During a recent interview on MSNBC's The Last Word with Lawrence O'Donnell, Newsweek's Andy Newman asked Lawrence whether back in his school days he'd been one of the kids who ran for student council, and Lawrence said "no." But he said he remembered those kids. The two were discussing stalemates in our Congress and what they are really all about, and their discussion brought the rant that follows to mind.
It is worth our asking ask ourselves, were the kids who were always running for office in our school days actually doing it so they could be in charge?

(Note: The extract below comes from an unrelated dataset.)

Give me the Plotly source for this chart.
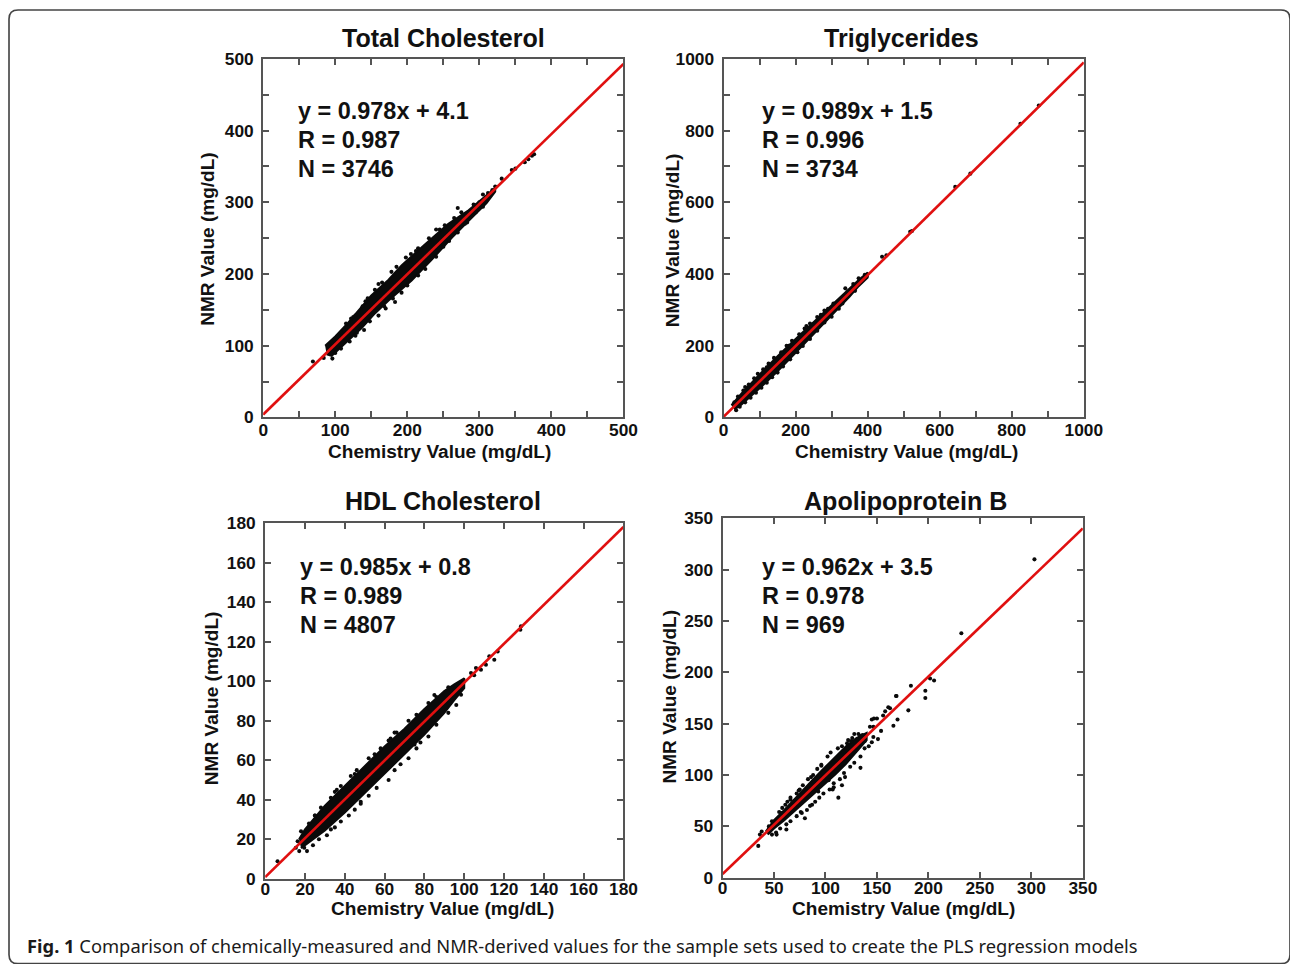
import plotly.graph_objects as go

# ---------------- data ----------------
titles = ["Total Cholesterol", "Triglycerides", "HDL Cholesterol", "Apolipoprotein B"]
slopes = [0.978, 0.989, 0.985, 0.962]
intercepts = [4.1, 1.5, 0.8, 3.5]
r_values = ["0.987", "0.996", "0.989", "0.978"]
n_values = ["3746", "3734", "4807", "969"]
axis_max = [500, 1000, 180, 350]
tick_step = [50, 100, 20, 50]
label_step = [100, 200, 20, 50]

# Total cholesterol: dense cloud envelope + sparse points
tc_upper_x = [86, 100, 118, 135, 150, 174, 192, 224, 257, 285, 306, 322]
tc_upper_y = [100, 113, 132, 152, 170, 192, 212, 241, 270, 289, 306, 320]
tc_lower_x = [322, 310, 289, 262, 234, 206, 174, 155, 137, 115, 95, 88]
tc_lower_y = [315, 299, 278, 251, 220, 191, 163, 145, 125, 104, 86, 88]
tc_pts_x = [69, 84, 90, 96, 104, 112, 125, 130, 145, 183, 168, 212, 240, 270, 300, 305,
            312, 318, 322, 331, 345, 350, 363, 368, 373, 376, 283, 296,
            95, 102, 108, 115, 122, 128, 138, 142, 155, 160, 165, 178, 185, 198, 205, 215,
            230, 245, 252, 265, 275, 292,
            100, 108, 120, 128, 140, 148, 160, 170, 180, 192, 200, 215, 225, 240, 250, 258,
            270, 280, 295, 305]
tc_pts_y = [78, 83, 100, 82, 112, 122, 140, 118, 166, 161, 155, 232, 262, 292, 300, 311,
            313, 317, 322, 333, 345, 347, 356, 360, 365, 367, 272, 296,
            104, 110, 118, 131, 138, 142, 155, 162, 178, 186, 188, 203, 210, 223, 228, 236,
            250, 262, 268, 278, 286, 297,
            90, 96, 106, 114, 122, 134, 142, 152, 166, 174, 184, 198, 207, 224, 238, 246,
            258, 270, 286, 294]

# Triglycerides
tg_upper_x = [22, 50, 100, 150, 200, 250, 300, 350, 375, 400]
tg_upper_y = [34, 67, 120, 171, 219, 266, 312, 359, 383, 404]
tg_lower_x = [400, 375, 350, 300, 250, 200, 150, 100, 50, 30]
tg_lower_y = [390, 366, 337, 285, 232, 180, 129, 81, 36, 22]
tg_pts_x = [440, 452, 518, 523, 643, 685, 824, 875, 305, 338, 345, 360, 375, 392, 398,
            270, 285, 60, 120, 180, 230,
            30, 40, 55, 70, 85, 95, 110, 125, 140, 160, 175, 190, 210, 225, 240, 260, 280, 290,
            35, 45, 60, 75, 90, 105, 120, 135, 150, 165, 185, 205, 220, 240, 260, 280, 300,
            320, 330, 365]
tg_pts_y = [448, 452, 518, 520, 643, 680, 819, 870, 318, 360, 350, 372, 388, 398, 396,
            286, 275, 85, 140, 200, 255,
            42, 58, 75, 92, 109, 122, 134, 150, 166, 182, 200, 214, 232, 248, 262, 280, 298, 303,
            20, 30, 42, 55, 69, 83, 97, 112, 125, 142, 162, 182, 199, 219, 242, 265, 281,
            303, 318, 353]

# HDL cholesterol
hdl_upper_x = [17, 20, 30, 40, 50, 60, 70, 80, 90, 95, 100]
hdl_upper_y = [20, 25, 37, 47, 57, 67, 76, 86, 95, 98.5, 101.5]
hdl_lower_x = [100, 95, 90, 80, 70, 60, 50, 40, 30, 20, 18]
hdl_lower_y = [96.5, 90.5, 84, 73, 63, 53, 43, 33.5, 24.5, 17, 15.5]
hdl_pts_x = [6.2, 16.3, 15.4, 17.1, 19.6, 100, 97.5, 95, 98.4, 103.4, 105, 105.9, 108.4,
             110.9, 112.6, 115.1, 116.8, 128.2, 128.5, 25, 35, 45, 55, 65, 75, 85, 33, 48, 62, 78,
             18, 22, 25, 28, 33, 36, 38, 43, 46, 52, 55, 58, 63, 66, 72, 76, 82, 86, 92,
             21, 24, 27, 31, 35, 38, 42, 45, 48, 52, 56, 62, 65, 68, 72, 76, 82, 86, 92, 96]
hdl_pts_y = [8.9, 19, 15.7, 14, 15.7, 100, 97.4, 95.7, 93.2, 104.2, 103, 106.7, 105.8,
             108.4, 112.6, 110.9, 115.1, 126.1, 127.8, 32, 44, 53, 50, 74, 68, 93, 25, 39, 70, 69,
             24, 28, 32, 36, 41, 45, 47, 52, 55, 61, 63, 66, 71, 74, 80, 83, 89, 92, 97,
             14, 17, 20, 22, 26, 29, 32, 35, 38, 42, 46, 50, 55, 58, 61, 66, 72, 78, 84, 88]

# Apolipoprotein B
apo_upper_x = [42, 50, 60, 70, 80, 90, 100, 110, 120, 130, 140]
apo_upper_y = [45, 56, 66, 77, 88, 98, 108, 118, 128, 136, 141]
apo_lower_x = [140, 130, 120, 110, 100, 90, 80, 70, 60, 50, 44]
apo_lower_y = [134, 122, 111, 101, 92, 83, 74, 65, 56, 48, 42]
apo_pts_x = [303, 232, 205.5, 201.6, 197, 197, 183, 180.5, 169, 170, 166, 161, 158, 156,
             154, 150, 145, 151, 146.5, 134, 112.5, 107, 116, 34.7, 36.3, 52.5, 62, 57,
             168.5, 162.7, 147.1, 143.2, 119, 108, 103, 96, 61, 57, 49, 38, 70, 77,
             80, 87, 93, 103, 125, 134, 138, 146.5, 145, 88, 74, 66, 121, 128,
             45, 48, 55, 58, 63, 66, 72, 75, 78, 83, 86, 92, 96, 102, 105, 112, 116, 122, 126,
             132, 136, 48, 52, 56, 62, 66, 72, 76, 82, 85, 90, 94, 98, 104, 108, 114, 118, 124,
             128, 134, 138, 142]
apo_pts_y = [310, 238, 192, 194, 182, 175, 187, 163, 177, 154, 148, 166, 162, 158,
             143, 155, 154, 135, 147, 107, 78, 86, 90, 31, 42, 42, 47, 57,
             177, 165, 155, 147, 98, 88, 95, 109, 71, 63, 52, 45, 71, 63,
             58, 71, 84, 101, 133, 138, 133, 137, 132, 100, 85, 76, 131, 140,
             50, 55, 64, 68, 74, 78, 82, 86, 90, 96, 98, 106, 110, 118, 122, 126, 128, 134, 136,
             140, 139, 42, 44, 48, 52, 55, 60, 64, 66, 70, 74, 78, 82, 86, 92, 96, 102, 108,
             112, 118, 126, 128]

clouds = [
    (tc_upper_x, tc_upper_y, tc_lower_x, tc_lower_y, tc_pts_x, tc_pts_y),
    (tg_upper_x, tg_upper_y, tg_lower_x, tg_lower_y, tg_pts_x, tg_pts_y),
    (hdl_upper_x, hdl_upper_y, hdl_lower_x, hdl_lower_y, hdl_pts_x, hdl_pts_y),
    (apo_upper_x, apo_upper_y, apo_lower_x, apo_lower_y, apo_pts_x, apo_pts_y),
]

# ---------------- layout geometry (target picture pixels) ----------------
boxes = [(262, 622, 57, 416), (722, 1082, 57, 416), (264, 622, 522, 878), (721, 1081, 517, 877)]
title_pos = [(442, 36), (900, 36), (442, 500), (904, 500)]
stats_pos = [(295, 109), (758, 109), (297, 566), (758, 566)]
ytitle_pos = [(207, 237), (671, 239), (210, 697), (668, 696)]
xtitle_pos = [(438, 450), (905, 450), (441, 908), (902, 908)]
xlab_standoff = [-4, -4, -7, -7]

# the page is photographed slightly reduced and offset; compensate
S, OX, OY = 0.981, 4.0, 8.0
W, H = 1315, 980


def px(x):
    return (x - OX) / S / W


def py(y):
    return 1 - (y - OY) / S / H


def fs(v):
    return v / S


FONT = "Liberation Sans, Arial, sans-serif"
fig = go.Figure()
annotations = []
layout_axes = {}

for i in range(4):
    ax = "" if i == 0 else str(i + 1)
    xref, yref = "x" + ax, "y" + ax
    ux, uy, lx, ly, ptx, pty = clouds[i]
    fig.add_trace(go.Scatter(x=ux + lx, y=uy + ly, xaxis=xref, yaxis=yref, mode="lines",
                             fill="toself", fillcolor="#0a0a0a",
                             line=dict(color="#0a0a0a", width=2), hoverinfo="skip",
                             showlegend=False))
    fig.add_trace(go.Scatter(x=ptx, y=pty, xaxis=xref, yaxis=yref, mode="markers",
                             marker=dict(color="#0a0a0a", size=fs(4)), showlegend=False))
    m, b, mx = slopes[i], intercepts[i], axis_max[i]
    fig.add_trace(go.Scatter(x=[0, mx], y=[b, m * mx + b], xaxis=xref, yaxis=yref,
                             mode="lines", line=dict(color="#e01010", width=fs(2.6)),
                             showlegend=False))

    l, r, t, bt = boxes[i]
    tv = list(range(0, mx + 1, tick_step[i]))
    tt = [str(v) if v % label_step[i] == 0 else "" for v in tv]
    common = dict(range=[0, mx], tickvals=tv, ticktext=tt, ticks="inside", ticklen=fs(6),
                  tickwidth=1.5, tickcolor="#555", showline=True, linecolor="#555",
                  linewidth=fs(2), mirror="ticks", showgrid=False, zeroline=False,
                  tickfont=dict(family=FONT, size=fs(17), color="#111", weight="bold"),
                  fixedrange=True)
    layout_axes["xaxis" + ax] = dict(domain=[px(l), px(r)], anchor=yref,
                                     ticklabelstandoff=xlab_standoff[i], **common)
    layout_axes["yaxis" + ax] = dict(domain=[py(bt), py(t)], anchor=xref,
                                     ticklabelstandoff=4, **common)

    annotations.append(dict(text=titles[i], x=px(title_pos[i][0]), y=py(title_pos[i][1]),
                            xref="paper", yref="paper", showarrow=False,
                            xanchor="center", yanchor="middle",
                            font=dict(family=FONT, size=fs(24.6), color="#111", weight="bold")))
    stats = ["y = %.3fx + %.1f" % (slopes[i], intercepts[i]),
             "R = " + r_values[i], "N = " + n_values[i]]
    for k, s in enumerate(stats):
        annotations.append(dict(text=s, x=px(stats_pos[i][0]), y=py(stats_pos[i][1] + 29 * k),
                                xref="paper", yref="paper", showarrow=False,
                                xanchor="left", yanchor="middle",
                                font=dict(family=FONT, size=fs(23), color="#111", weight="bold")))
    annotations.append(dict(text="NMR Value (mg/dL)", x=px(ytitle_pos[i][0]),
                            y=py(ytitle_pos[i][1]), xref="paper", yref="paper",
                            showarrow=False, textangle=-90, xanchor="center",
                            yanchor="middle",
                            font=dict(family=FONT, size=fs(18.7), color="#111", weight="bold")))
    annotations.append(dict(text="Chemistry Value (mg/dL)", x=px(xtitle_pos[i][0]),
                            y=py(xtitle_pos[i][1]), xref="paper", yref="paper",
                            showarrow=False, xanchor="center", yanchor="middle",
                            font=dict(family=FONT, size=fs(18.7), color="#111", weight="bold")))

annotations.append(dict(
    text="<b>Fig. 1</b> Comparison of chemically-measured and NMR-derived values for the "
         "sample sets used to create the PLS regression models",
    x=px(24), y=py(945), xref="paper", yref="paper", showarrow=False,
    xanchor="left", yanchor="middle",
    font=dict(family="Noto Sans, Open Sans, sans-serif", size=fs(18), color="#1a1a1a")))

# rounded outer frame
fl, fr, ft, fb, rad = 8, 1288, 8, 963, 9
path = (f"M {px(fl)},{py(ft + rad)} Q {px(fl)},{py(ft)} {px(fl + rad)},{py(ft)} "
        f"L {px(fr - rad)},{py(ft)} Q {px(fr)},{py(ft)} {px(fr)},{py(ft + rad)} "
        f"L {px(fr)},{py(fb - rad)} Q {px(fr)},{py(fb)} {px(fr - rad)},{py(fb)} "
        f"L {px(fl + rad)},{py(fb)} Q {px(fl)},{py(fb)} {px(fl)},{py(fb - rad)} Z")

fig.update_layout(
    width=W, height=H, margin=dict(l=0, r=0, t=0, b=0),
    paper_bgcolor="white", plot_bgcolor="white", showlegend=False,
    annotations=annotations,
    shapes=[dict(type="path", path=path, xref="paper", yref="paper",
                 line=dict(color="#444", width=fs(1.6)))],
    **layout_axes,
)

fig.write_html("out.html", config={"displayModeBar": False},
               post_script="document.body.style.margin='0';"
                           "document.body.style.overflow='hidden';")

Watching the current circus in our nation's capital, where the real public mindset is so regularly discounted, a truism applies. "Information" as they say, rarely leaks up as far as the top boss, and it's difficult not to wonder if all we're really seeing in Washington is some of those difficult kids now become career ideologues: "lady and gentleman" peddlers of influence in action, and suffering the results.
Whatever the case, whoever they are, they're duking it out and making a ton of money at the expense of the rest of us. And that being the case, we're letting them do it in nearly the same way we did in school.
One viable, if not inevitable, solution may be for those of us who care about people and not just ourselves, to organize to educate more locally and internationally. We must have our message go viral and not leave it to the next guy to be responsible for our futures, eventually making it possible for more capable intelligent people to get in there and legislate.
It's more than obvious that for a very long time, much of public apathy and voter dissatisfaction that leads to apathy derives from a sense of powerlessness. When people start feeling that they can't really change things or can't make a difference, they can end up saying what the heck or what's the difference? , and soon they drop into a position that renders them incapable of making informed decisions, and in turn, leaves everyone's future up for grabs. Those kids from back in our school days, now adults, are the grabbers.
When we step into the voting booth, we need to be able to consider who the people we get to choose from actually represent, because some of them are going to be responsible for safeguarding our future happiness.
When they tell us what they stand for and what against, they are not very liable to list for us the qualities they lack, so that's up to us to recognize. But our knowing who they represent or will represent is indispensable and makes a very great difference.
The thing is that in business, there's always the understanding that words are words and promises are promises; that only results are proof of success, and when someone slanders you, you can sue them. But a candidate can't sue a Super PAC, at least not in time to influence an election campaign, and if he or she did during an election cycle, there's the very real question, would everybody even get to hear about, or would it really matter? Doesn't our current, scandalous political system, encouraged as it is so strongly by the media, interfere with our decision-making and discourage the "what's the difference" citizen from taking an interest in politics if he was ever going to do so?
In addition, people actually believe that polls of less than twenty-five thousand mean something -- and those in charge are quick to tell you that polls of multimillions are not in anyone's best interest. Is that because they're terrified of the actual results, even though they're very easy to obtain with the Internet? So much for our learning as much about other people's opinions as we do about PAC propaganda.
Lastly, for all the above, consider what it would be like if you were on vacation for six months and unable to watch television. When you got back and turned on the news, would it at all surprise you to find it appeared that nothing had really changed while you were gone?
"Things are more like they are now than they have ever been," Gerald Ford was quoted as saying. Whatever the context in which he made the comment, it seems frighteningly much like the obvious irony implicit in the public mindset that you can't quite avoid noticing this year. There has got to be a better answer than our taking our comedians seriously, when they ask our politicians "Are you kidding?" and the state of our union stays the same, no matter what the people need.
Perhaps, there's some point in someone starting another new grassroots campaign, one dedicated to making it known to both the Democratic and Republican parties that there's a tremendous number of citizens who are tired of voting for a candidate only to help ensure the other guy won't get elected and gain influence, and that the public insists on them proposing candidates that sound a new note, so everyone benefits because they can bring things together and make an actual difference. Sometimes that happens. But very rarely. So, if we choose to, we can look at it this way: if maturity and compromise are essential to a democracy as we were taught in school, then as the old Chinese Proverb has it, "If we don't change our direction we're likely to end up where we're headed." And doesn't that sound a lot like Gerald Ford.